Task description
Copy, in full, each line of the material that holds the word "matplotlib".

Records from a collection
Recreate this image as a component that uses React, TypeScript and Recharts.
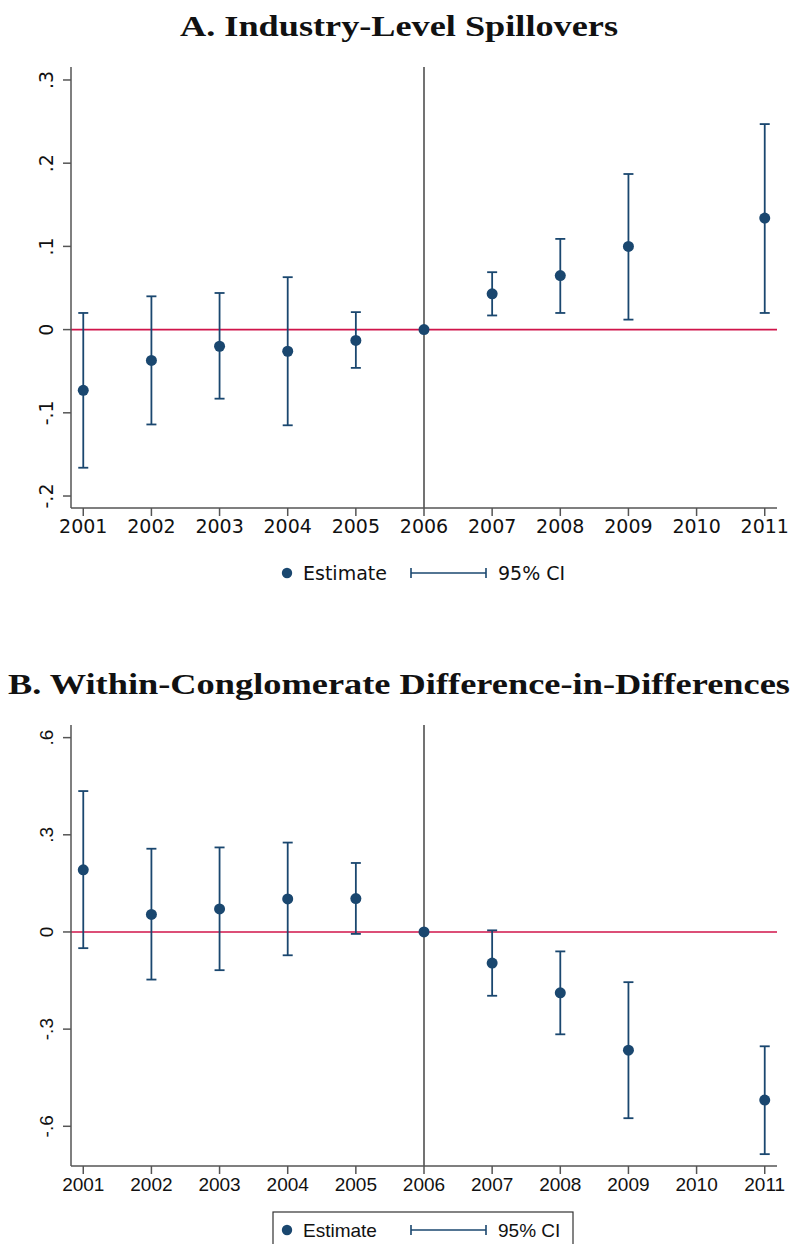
import React from "react";
import {
  ComposedChart,
  ErrorBar,
  ReferenceLine,
  Scatter,
  XAxis,
  YAxis,
} from "recharts";

const years = [2001, 2002, 2003, 2004, 2005, 2006, 2007, 2008, 2009, 2011];

// Panel A: industry-level spillovers
const estA = [-0.073, -0.037, -0.02, -0.026, -0.013, 0, 0.043, 0.065, 0.1, 0.134];
const loA = [-0.166, -0.114, -0.083, -0.115, -0.046, 0, 0.017, 0.02, 0.012, 0.02];
const hiA = [0.02, 0.04, 0.044, 0.063, 0.021, 0, 0.069, 0.109, 0.187, 0.247];
const ticksA = [-0.2, -0.1, 0, 0.1, 0.2, 0.3];

// Panel B: within-conglomerate diff-in-diff
const estB = [0.192, 0.054, 0.071, 0.102, 0.103, 0, -0.096, -0.188, -0.365, -0.519];
const loB = [-0.05, -0.147, -0.118, -0.072, -0.006, 0, -0.197, -0.316, -0.575, -0.686];
const hiB = [0.435, 0.257, 0.261, 0.276, 0.213, 0, 0.005, -0.06, -0.155, -0.353];
const ticksB = [-0.6, -0.3, 0, 0.3, 0.6];

const xTicks = [2001, 2002, 2003, 2004, 2005, 2006, 2007, 2008, 2009, 2010, 2011];

const NAVY = "#1A476F";
const RED = "#D0144A";
const AXIS = "#555555";

function buildRows(est: number[], lo: number[], hi: number[]) {
  return years.map((y, i) => ({
    year: y,
    est: est[i],
    ci: i === 5 ? undefined : [est[i] - lo[i], hi[i] - est[i]],
  }));
}

function fmtY(v: number) {
  if (Math.abs(v) < 1e-9) return "0";
  const s = String(Math.round(v * 10) / 10);
  return s.replace("0.", ".");
}

function YTick(props: any) {
  const { x, y, payload, font } = props;
  const bx = x - 10;
  return (
    <text
      x={bx}
      y={y}
      transform={`rotate(-90 ${bx} ${y})`}
      textAnchor="middle"
      fontFamily={font}
      fontSize={19}
      fill="#111"
    >
      {fmtY(payload.value)}
    </text>
  );
}

interface PanelProps {
  est: number[];
  lo: number[];
  hi: number[];
  yDomain: [number, number];
  yTicks: number[];
  font: string;
  top: number;
  marginTop: number;
}

function Panel({ est, lo, hi, yDomain, yTicks, font, top, marginTop }: PanelProps) {
  const rows = buildRows(est, lo, hi);
  const height = 580;
  const xAxisH = 40;
  const plotH = 441;
  const bottom = height - marginTop - plotH - xAxisH;
  return (
    <div style={{ position: "absolute", left: 0, top }}>
      <ComposedChart
        width={791}
        height={height}
        data={rows}
        margin={{ top: marginTop, right: 14, bottom, left: 21 }}
      >
        <XAxis
          dataKey="year"
          type="number"
          domain={[2000.82, 2011.18]}
          ticks={xTicks}
          allowDataOverflow
          height={xAxisH}
          stroke={AXIS}
          strokeWidth={1.5}
          tickSize={8}
          tickMargin={4}
          tick={{ fill: "#111", fontSize: 19, fontFamily: font }}
          interval={0}
        />
        <YAxis
          type="number"
          domain={yDomain}
          ticks={yTicks}
          allowDataOverflow
          width={50}
          stroke={AXIS}
          strokeWidth={1.5}
          tickSize={8}
          tickMargin={0}
          tick={<YTick font={font} />}
          interval={0}
        />
        <ReferenceLine y={0} stroke={RED} strokeWidth={1.6} />
        <ReferenceLine x={2006} stroke="#444" strokeWidth={1.5} />
        <Scatter
          dataKey="est"
          fill={NAVY}
          isAnimationActive={false}
          shape={(p: any) => <circle cx={p.cx} cy={p.cy} r={5.5} fill={NAVY} />}
        >
          <ErrorBar
            dataKey="ci"
            direction="y"
            width={5}
            stroke={NAVY}
            strokeWidth={1.8}
            isAnimationActive={false}
          />
        </Scatter>
      </ComposedChart>
    </div>
  );
}

function LegendRow({ y, font, boxed }: { y: number; font: string; boxed?: boolean }) {
  return (
    <g>
      {boxed && (
        <rect x={273} y={y - 18} width={300} height={60} fill="none" stroke="#333" strokeWidth={1.2} />
      )}
      <circle cx={287} cy={y} r={5.2} fill={NAVY} />
      <text x={303} y={y + 7} fontFamily={font} fontSize={19} fill="#111">
        Estimate
      </text>
      <line x1={411} y1={y} x2={486} y2={y} stroke={NAVY} strokeWidth={1.6} />
      <line x1={411} y1={y - 5} x2={411} y2={y + 5} stroke={NAVY} strokeWidth={1.6} />
      <line x1={486} y1={y - 5} x2={486} y2={y + 5} stroke={NAVY} strokeWidth={1.6} />
      <text x={498} y={y + 7} fontFamily={font} fontSize={19} fill="#111">
        95% CI
      </text>
    </g>
  );
}

export default function App() {
  return (
    <div
      style={{
        position: "absolute",
        left: 0,
        top: 0,
        width: 791,
        height: 1244,
        background: "#fff",
        overflow: "hidden",
      }}
    >
      <Panel
        est={estA}
        lo={loA}
        hi={hiA}
        yDomain={[-0.2144, 0.3156]}
        yTicks={ticksA}
        font="DejaVu Sans"
        top={0}
        marginTop={67}
      />
      <Panel
        est={estB}
        lo={loB}
        hi={hiB}
        yDomain={[-0.7226, 0.639]}
        yTicks={ticksB}
        font="Liberation Sans"
        top={660}
        marginTop={65}
      />
      <svg
        width={791}
        height={1244}
        style={{ position: "absolute", left: 0, top: 0, pointerEvents: "none" }}
      >
        <text
          x={180}
          y={36}
          textLength={438}
          lengthAdjust="spacingAndGlyphs"
          fontFamily="Liberation Serif"
          fontWeight="bold"
          fontSize={30}
          fill="#111"
        >
          A. Industry-Level Spillovers
        </text>
        <text
          x={8}
          y={694}
          textLength={782}
          lengthAdjust="spacingAndGlyphs"
          fontFamily="Liberation Serif"
          fontWeight="bold"
          fontSize={30}
          fill="#111"
        >
          B. Within-Conglomerate Difference-in-Differences
        </text>
        <LegendRow y={573} font="DejaVu Sans" />
        <LegendRow y={1230} font="Liberation Sans" boxed />
      </svg>
    </div>
  );
}
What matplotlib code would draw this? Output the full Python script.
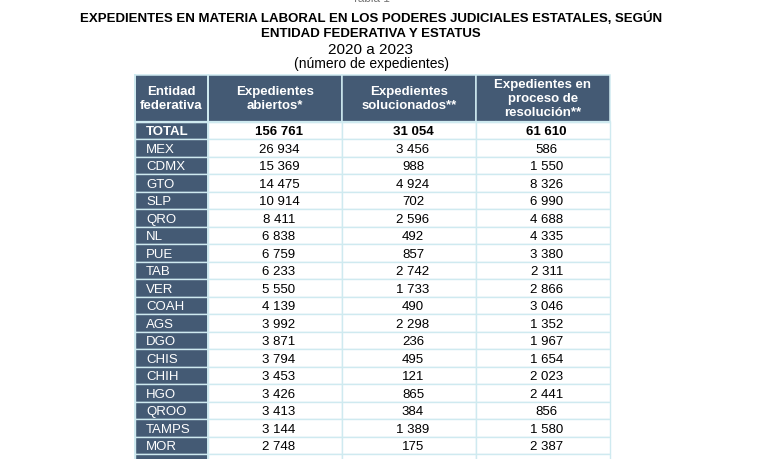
import matplotlib
matplotlib.use("Agg")
import matplotlib.pyplot as plt
from matplotlib.patches import Rectangle

plt.rcParams['font.family'] = ['Liberation Sans', 'DejaVu Sans']

# ---- data ----
title_lines = ["EXPEDIENTES EN MATERIA LABORAL EN LOS PODERES JUDICIALES ESTATALES, SEGÚN",
               "ENTIDAD FEDERATIVA Y ESTATUS"]
subtitle = "2020 a 2023"
unit_note = "(número de expedientes)"
table_label = "Tabla 1"
headers = ["Entidad\nfederativa", "Expedientes\nabiertos*", "Expedientes\nsolucionados**",
           "Expedientes en\nproceso de\nresolución**"]
entities = ["TOTAL", "MEX", "CDMX", "GTO", "SLP", "QRO", "NL", "PUE", "TAB", "VER", "COAH",
            "AGS", "DGO", "CHIS", "CHIH", "HGO", "QROO", "TAMPS", "MOR"]
abiertos = [156761, 26934, 15369, 14475, 10914, 8411, 6838, 6759, 6233, 5550, 4139,
            3992, 3871, 3794, 3453, 3426, 3413, 3144, 2748]
solucionados = [31054, 3456, 988, 4924, 702, 2596, 492, 857, 2742, 1733, 490,
                2298, 236, 495, 121, 865, 384, 1389, 175]
en_proceso = [61610, 586, 1550, 8326, 6990, 4688, 4335, 3380, 2311, 2866, 3046,
              1352, 1967, 1654, 2023, 2441, 856, 1580, 2387]

# ---- layout / style ----
W, H = 768, 459
DARK = "#445a74"
LINE = "#cfeaf0"
col_edges = [134.5, 207.8, 342.0, 476.0, 609.5]
header_top, header_bot = 75.0, 122.0
row_h = 17.48
fs_pt = 9.5
px = fs_pt * 100 / 72.0
cap = 0.716 * px


def fmt(v):
    return f"{v:,}".replace(",", " ")


fig = plt.figure(figsize=(W / 100, H / 100), dpi=100)
ax = fig.add_axes([0, 0, 1, 1])
ax.set_xlim(0, W)
ax.set_ylim(H, 0)
ax.axis("off")

# titles
cx = 371
ax.text(cx, -1.5, table_label, ha="center", va="center", fontsize=8.5, color="#777777")
ax.text(cx, 21.7, title_lines[0], ha="center", va="baseline", fontsize=fs_pt, fontweight="bold")
ax.text(cx, 37.0, title_lines[1], ha="center", va="baseline", fontsize=fs_pt, fontweight="bold")
ax.text(cx, 54.4, subtitle, ha="center", va="baseline", fontsize=11)
ax.text(cx, 68.4, unit_note, ha="center", va="baseline", fontsize=10)

# header
for j, htxt in enumerate(headers):
    x0, x1 = col_edges[j], col_edges[j + 1]
    ax.add_patch(Rectangle((x0, header_top), x1 - x0, header_bot - header_top,
                           facecolor=DARK, edgecolor=LINE, linewidth=1.1, zorder=1))
    lines = htxt.split("\n")
    n = len(lines)
    mid = (header_top + header_bot) / 2 - 1 + cap / 2
    for k, ln in enumerate(lines):
        y = mid + (k - (n - 1) / 2) * 14.0
        ax.text((x0 + x1) / 2, y, ln, ha="center", va="baseline", fontsize=fs_pt,
                fontweight="bold", color="white", zorder=3)

# body rows (+1 partially visible row at the bottom)
cols = [abiertos, solucionados, en_proceso]
n_rows = len(entities) + 1
for i in range(n_rows):
    top = header_bot + i * row_h
    for j in range(4):
        x0, x1 = col_edges[j], col_edges[j + 1]
        ax.add_patch(Rectangle((x0, top), x1 - x0, row_h,
                               facecolor=DARK if j == 0 else "white",
                               edgecolor=LINE, linewidth=1.0, zorder=1))
    if i >= len(entities):
        continue
    base = top + row_h / 2 + cap / 2
    weight = "bold" if i == 0 else "normal"
    ax.text(col_edges[0] + 11.5, base, entities[i], ha="left", va="baseline",
            fontsize=fs_pt, color="white", fontweight=weight, zorder=3)
    for j, series in enumerate(cols):
        x0, x1 = col_edges[j + 1], col_edges[j + 2]
        ax.text((x0 + x1) / 2 + 4, base, fmt(series[i]), ha="center", va="baseline",
                fontsize=fs_pt, color="black", fontweight=weight, zorder=3)

# thicker separators
ax.plot([col_edges[0], col_edges[-1]], [header_bot, header_bot], color=LINE, lw=1.6, zorder=2)
ax.plot([col_edges[1], col_edges[1]], [header_top, H], color=LINE, lw=1.4, zorder=2)
ax.plot([col_edges[0], col_edges[0]], [header_top, H], color=LINE, lw=1.4, zorder=2)

fig.savefig("out.png", dpi=100)
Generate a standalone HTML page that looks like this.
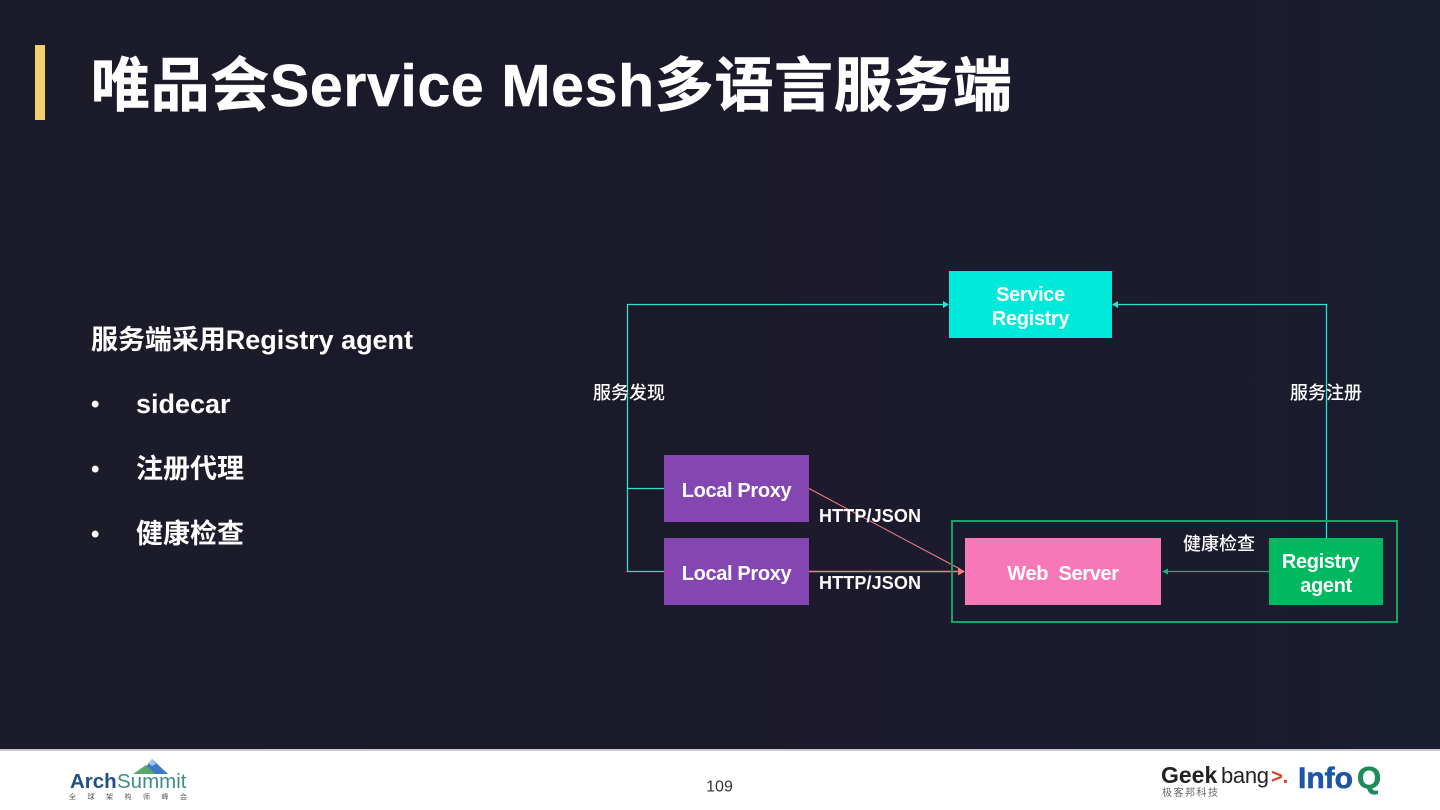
<!DOCTYPE html>
<html><head><meta charset="utf-8"><style>
html,body{margin:0;padding:0;background:#1b1a2a}
svg{display:block}
text{font-family:"Liberation Sans","Noto Sans CJK SC",sans-serif;font-weight:700;fill:#fff;white-space:pre}
</style></head><body>
<svg width="1440" height="810" viewBox="0 0 1440 810" xmlns="http://www.w3.org/2000/svg">
<defs>
<linearGradient id="bg" x1="0" x2="1" y1="0" y2="0">
<stop offset="0" stop-color="#1b1b29"/><stop offset=".5" stop-color="#1b1a2a"/><stop offset=".62" stop-color="#1c1a2d"/><stop offset="1" stop-color="#1a1c2f"/>
</linearGradient>
</defs>
<rect width="1440" height="750" fill="url(#bg)"/>
<rect y="749" width="1440" height="2" fill="#c9c9cf"/>
<rect y="751" width="1440" height="59" fill="#fff"/>
<rect x="35" y="45" width="10" height="75" fill="#f0cf6c"/>
<text x="91" y="106" font-size="59" textLength="921" lengthAdjust="spacing" stroke="#fff" stroke-width=".5">唯品会Service Mesh多语言服务端</text>

<text x="91" y="349" font-size="27" textLength="322">服务端采用Registry agent</text>
<text x="91" y="412" font-size="24">•</text><text x="136" y="413" font-size="27">sidecar</text>
<text x="91" y="477" font-size="24">•</text><text x="136" y="478" font-size="27">注册代理</text>
<text x="91" y="542" font-size="24">•</text><text x="136" y="543" font-size="27">健康检查</text>

<g fill="none" stroke="#2fe0cf" stroke-width="1.300">
<path d="M664 488.500H627.500V304.500H944"/>
<path d="M664 571.500H627.500V488"/>
<path d="M1326.500 538V304.500H1117"/>
</g>
<path d="M949 304.500l-6-3.500v7z" fill="#2fe0cf"/>
<path d="M1112 304.500l6-3.500v7z" fill="#2fe0cf"/>
<g fill="none" stroke="#f4807c">
<path d="M809 488.500L960 569" stroke-width="1"/><path d="M809 571.500H960" stroke-width="1.500"/>
</g>
<path d="M965 571.500l-7-4v8z" fill="#f4807c"/>
<path d="M1269 571.500H1168" stroke="#1fae7c" stroke-width="1.300"/>
<path d="M1162 571.500l6-3v6z" fill="#1fae7c"/>

<rect x="949" y="271" width="163" height="67" fill="#00eadb"/>
<rect x="664" y="455" width="145" height="67" fill="#8446b0"/>
<rect x="664" y="538" width="145" height="67" fill="#8446b0"/>
<rect x="965" y="538" width="196" height="67" fill="#f778b8"/>
<rect x="1269" y="538" width="114" height="67" fill="#00b85f"/>
<rect x="952" y="521" width="445" height="101" fill="none" stroke="#12a765" stroke-width="2"/>

<g font-size="20" text-anchor="middle" letter-spacing="-.35">
<text x="1030.500" y="301">Service</text><text x="1030.500" y="325">Registry</text>
<text x="736.500" y="497">Local Proxy</text><text x="736.500" y="580">Local Proxy</text>
<text x="1063" y="580" xml:space="preserve">Web  Server</text>
<text x="1320.500" y="568">Registry</text><text x="1326" y="592">agent</text>
</g>
<g font-size="18">
<text x="819" y="522" textLength="102">HTTP/JSON</text><text x="819" y="589" textLength="102">HTTP/JSON</text>
</g>
<g font-size="18">
<text x="593" y="399" style="font-weight:500">服务发现</text>
<text x="1290" y="399" style="font-weight:500">服务注册</text>
<text x="1183" y="550" style="font-weight:500">健康检查</text>
</g>

<text x="719.500" y="791.500" font-size="16" text-anchor="middle" style="font-weight:400;fill:#333">109</text>

<!-- ArchSummit logo -->
<path d="M140 774L152 759L168 774Z" fill="#3f78c8"/><path d="M133 774L146 765L155 774Z" fill="#5aa86a"/><path d="M148 763L152 759L156 764L152 766Z" fill="#9fc7e6"/>
<text x="70" y="788" font-size="20.500" style="fill:#1f4f86">Arch</text>
<text x="117" y="788" font-size="20.500" style="font-weight:400;fill:#3d8d84">Summit</text>
<text x="69" y="799" font-size="7" style="font-weight:400;fill:#555" textLength="118">全 球 架 构 师 峰 会</text>
<!-- Geekbang logo -->
<text x="1161" y="783" font-size="23" style="fill:#222">Geek</text>
<text x="1221" y="783" font-size="22" style="font-weight:400;fill:#222" textLength="48">bang</text>
<text x="1271" y="783" font-size="20" style="fill:#e0402e">&gt;.</text>
<text x="1162" y="796" font-size="10" style="font-weight:400;fill:#666" textLength="56">极客邦科技</text>
<text x="1298" y="788" font-size="30" style="fill:#1f55a8" stroke="#1f55a8" stroke-width=".6">Info</text>
<text x="1357" y="788" font-size="31" style="fill:#1f8a5a" stroke="#1f8a5a" stroke-width=".6">Q</text>
</svg>
</body></html>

Response to the exercise
What matplotlib code would draw this? Output the full Python script.
import matplotlib
matplotlib.use("Agg")
import matplotlib.pyplot as plt
from matplotlib.patches import Rectangle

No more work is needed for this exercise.